The pumice raft has the potential to deposit new, healthy coral around the reef, Bryan said.
"It's just one way that nature can help promote regeneration," he told ABC.
Martin Jutzeler, a lecturer at the University of Tasmania who studies underwater volcanoes, told the BBC that one downside is that pumice rafts can also transport nonnative, invasive species from one ocean habitat to another.
It's possible the raft might not even make it to Australia, he said. Over time, it will probably break apart and disperse.
Terry Hughes, director of the ARC Center of Excellence for Coral Reef Studies at James Cook University in Australia cautioned that if the planet continues to warm, the world's coral reefs won't be saved by a pumice raft or any other technological tools.
"Reefs will be gone unless we tackle anthropogenic heating," Hughes wrote on Twitter, about atmospheric warming caused by human activities such as burning fossil fuels.

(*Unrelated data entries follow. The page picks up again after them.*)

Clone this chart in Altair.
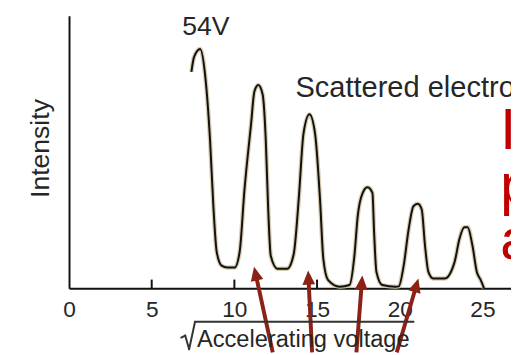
import math
import altair as alt
import pandas as pd

# ---- data ----
volt = [7.40, 7.56, 7.93, 8.23, 8.53, 8.73, 8.93, 9.23, 9.58, 10.02,
        10.32, 10.61, 11.01, 11.21, 11.45, 11.71, 11.90, 12.04, 12.20, 12.60,
        13.20, 13.59, 13.89, 14.18, 14.54, 14.88, 15.18, 15.38, 15.67, 16.37,
        16.96, 17.26, 17.46, 17.76, 18.05, 18.35, 18.45, 18.59, 18.95, 19.74,
        19.94, 20.24, 20.54, 20.83, 21.09, 21.33, 21.53, 21.73, 22.02, 22.72,
        23.32, 23.61, 23.91, 24.11, 24.40, 24.66, 24.90, 25.10]
intensity = [79.4, 84.8, 87.8, 78.3, 54.2, 30.1, 13.4, 8.3, 7.6, 7.6,
             13.4, 36.1, 60.3, 72.2, 74.6, 71.1, 54.2, 30.0, 11.9, 7.2,
             7.2, 12.6, 32.5, 56.7, 63.8, 56.7, 32.5, 10.8, 3.0, 0.6,
             1.2, 12.0, 26.5, 35.0, 37.1, 35.0, 20.6, 6.1, 1.2, 0.6,
             0.7, 8.3, 21.7, 30.1, 31.0, 28.9, 15.6, 6.1, 3.6, 3.6,
             9.7, 18.1, 22.4, 22.4, 15.6, 6.1, 3.0, 0.0]

axis_ticks = [0, 5, 10, 15, 20, 25]
inner_ticks = [5, 10, 15]
inner_tick_len = [3.2, 3.2, 3.2]

arrow_tip_v = [11.19, 14.46, 17.74, 21.13]
arrow_tip_i = [7.94, 6.50, 4.69, 3.61]
arrow_tail_v = [12.32, 14.70, 17.38, 19.82]
arrow_tail_i = [-23.5, -23.5, -23.5, -23.5]

peak_label = ["54V"]
curve_label = ["Scattered electrons"]
red_lines = ["Interference", "peaks", "at"]
x_title = ["Accelerating voltage"]
y_title = ["Intensity"]

# ---- layout ----
W, H = 449, 277
XMAX = 26.73
px_v = W / XMAX
px_i = H / 100.0
FONT = "Liberation Sans"
INK = "#262626"
ARROW = "#8c2116"
RED = "#c00000"

xs = alt.Scale(domain=[0, XMAX], nice=False, zero=False)
ys = alt.Scale(domain=[0, 100], nice=False)

curve_df = pd.DataFrame({"v": volt, "i": intensity})

x_axis = alt.Axis(values=axis_ticks, title=None, ticks=False, tickSize=0, labelPadding=11,
                  labelFontSize=23, labelFont=FONT, labelColor=INK, labelFlush=False,
                  domainColor="#111", domainWidth=2, grid=False, format="d")
y_axis = alt.Axis(title=None, labels=False, ticks=False, tickSize=0,
                  domainColor="#111", domainWidth=2, grid=False)

halo = alt.Chart(curve_df).mark_line(interpolate="monotone", color="#cfc0a0",
                                     strokeWidth=4.5, opacity=0.8).encode(
    x=alt.X("v:Q", scale=xs, axis=x_axis),
    y=alt.Y("i:Q", scale=ys, axis=y_axis))
curve = alt.Chart(curve_df).mark_line(interpolate="monotone", color="#111",
                                      strokeWidth=2).encode(
    x=alt.X("v:Q", scale=xs), y=alt.Y("i:Q", scale=ys))

tick_df = pd.DataFrame({"v": inner_ticks, "y0": [0] * len(inner_ticks), "y1": inner_tick_len})
ticks = alt.Chart(tick_df).mark_rule(color="#111", strokeWidth=2).encode(
    x=alt.X("v:Q", scale=xs), y=alt.Y("y0:Q", scale=ys), y2="y1:Q")

# arrows
rows = []
for tv, ti, av, ai in zip(arrow_tip_v, arrow_tip_i, arrow_tail_v, arrow_tail_i):
    dx = (tv - av) * px_v
    dy = (ti - ai) * px_i
    ln = math.hypot(dx, dy)
    ang = math.degrees(math.atan2(dx, dy)) % 360
    back = 8.0
    rows.append({"tv": tv, "ti": ti, "av": av, "ai": ai,
                 "ev": tv - dx / ln * back / px_v, "ei": ti - dy / ln * back / px_i,
                 "ang": ang})
arrow_df = pd.DataFrame(rows)
shafts = alt.Chart(arrow_df).mark_rule(color=ARROW, strokeWidth=4).encode(
    x=alt.X("av:Q", scale=xs), y=alt.Y("ai:Q", scale=ys), x2="ev:Q", y2="ei:Q")
heads = alt.Chart(arrow_df).mark_point(shape="M0,0 L-0.45,1 L0.45,1 Z", filled=True,
                                       size=820, color=ARROW, opacity=1, strokeWidth=0).encode(
    x=alt.X("tv:Q", scale=xs), y=alt.Y("ti:Q", scale=ys),
    angle=alt.Angle("ang:Q", scale=None))


def label(texts, x, y, size, color=INK, align="center", baseline="alphabetic", angle=0, font=FONT):
    df = pd.DataFrame({"t": texts})
    kw = dict(font=font, fontSize=size, color=color, align=align, baseline=baseline)
    if angle:
        kw["angle"] = angle
    return alt.Chart(df).mark_text(**kw).encode(text="t:N", x=alt.value(x), y=alt.value(y))


def seg(x1, y1, x2, y2, color="#333", w=2):
    return alt.Chart(pd.DataFrame({"a": [0]})).mark_rule(color=color, strokeWidth=w,
                                                         strokeCap="round").encode(
        x=alt.value(x1), y=alt.value(y1), x2=alt.value(x2), y2=alt.value(y2))


t54 = label(peak_label, 139, 20, 27)
tsc = label(curve_label, 230, 83, 29.5, align="left")
tyt = label(y_title, -28, 135, 27, angle=270, baseline="middle")
txt = label(x_title, 130, 337, 24, align="left")
# square-root sign over the x title
rad1 = seg(114, 327, 118, 325)
rad2 = seg(118, 325, 122, 339)
rad3 = seg(122, 339, 128, 311)
overline = seg(128, 311, 350, 311)

red_layers = [label([red_lines[k]], 438, 135 + 56 * k, 58, color=RED, align="left")
              for k in range(len(red_lines))]

chart = alt.layer(halo, curve, ticks, shafts, heads, t54, tsc, tyt, txt,
                  rad1, rad2, rad3, overline, *red_layers).properties(
    width=W, height=H,
    padding={"left": 62, "top": 5, "right": 0, "bottom": 65},
    autosize=alt.AutoSizeParams(type="none"),
    background="white",
).configure_view(stroke=None)

chart.save("out.html", embed_options={"renderer": "svg", "actions": False})
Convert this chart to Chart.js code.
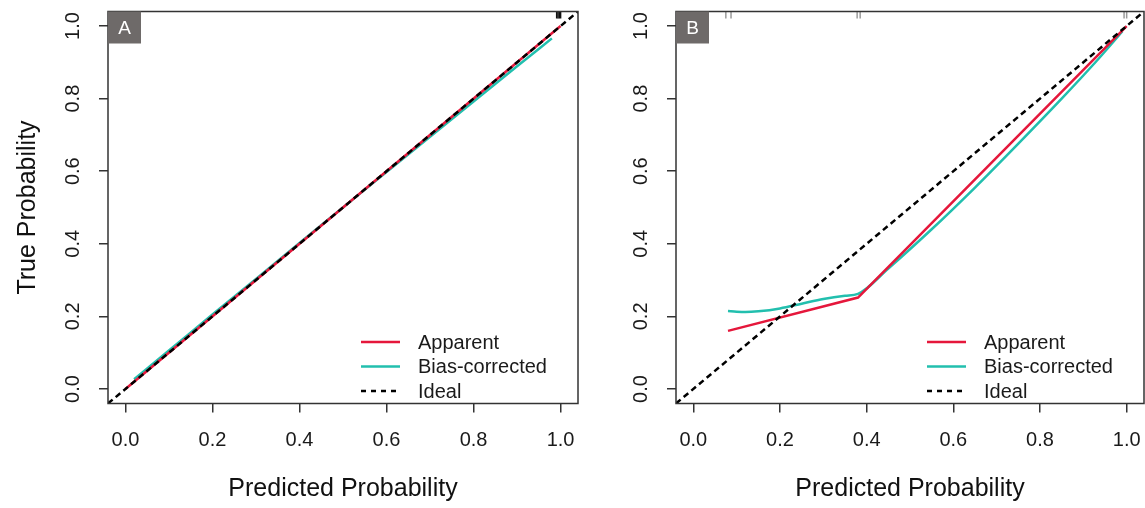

He also noted that the pumice raft is just one two-thousandth the size of the Great Barrier Reef, and that coral rarely settles on pumice.
NASA's Terra satellite detected the pumice raft Aug. 9, and the Operational Land Imager on Landsat 8 captured images of it days later on Aug. 13, according to the Earth Observatory at NASA. The photos showed the mass floating near Late Island in Tonga. Around the raft was discolored water, a sign that the volcano that produced it was just below, the Earth Observatory reported.
Shannon Lenz and Tom Whitehead encountered the pumice raft as well, telling the BBC in a video interview that the floating stones had stretched "to the horizon on all sides."
"First we thought it was whale poop," Whitehead told BBC. "But then as it became obvious there was way more of it than any normal-sized pod of whales could come up with."